Pulse (signal processing)

Examples of pulse shapes: (a) rectangular pulse, (b) cosine squared (raised cosine) pulse, (c) Dirac pulse, (d) sinc pulse, (e) Gaussian pulse

A pulse in signal processing is a rapid, transient change in the amplitude of a signal from a baseline value to a higher or lower value, followed by a rapid return to the baseline value.^[1]

Pulse shapes[]

Pulse shapes can arise out of a process called pulse-shaping. Optimum pulse shape depends on the application.

Rectangular pulse[]

These can be found in pulse waves, square waves, boxcar functions, and rectangular functions. In digital signals the up and down transitions between high and low levels are called the rising edge and the falling edge. In digital systems the detection of these sides or action taken in response is termed edge-triggered, rising or falling depending on which side of rectangular pulse. A digital timing diagram is an example of a well-ordered collection of rectangular pulses.

Nyquist pulse[]

A Nyquist pulse is one which meets the Nyquist ISI criterion and is important in data transmission. An example of a pulse which meets this condition is the sinc function. The sinc pulse is of some significance in signal-processing theory but cannot be produced by a real generator for reasons of causality.

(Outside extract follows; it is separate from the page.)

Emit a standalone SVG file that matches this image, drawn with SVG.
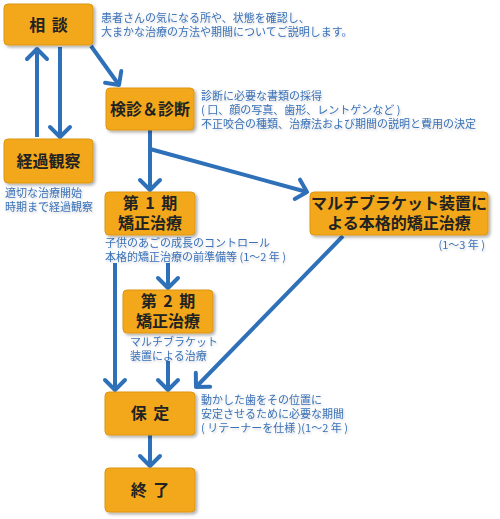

In 2013, Nyquist pulses were produced in an effort to reduce the size of pulses in optical fibers, which enables them to be packed 10x more closely together, yielding a corresponding 10x increase in bandwidth. The pulses were more than 99 percent perfect and were produced using a simple laser and modulator.^[2][3]

Gaussian pulse[]

A Gaussian pulse is shaped as a Gaussian function and is produced by a Gaussian filter. It has the properties of maximum steepness of transition with no overshoot and minimum group delay.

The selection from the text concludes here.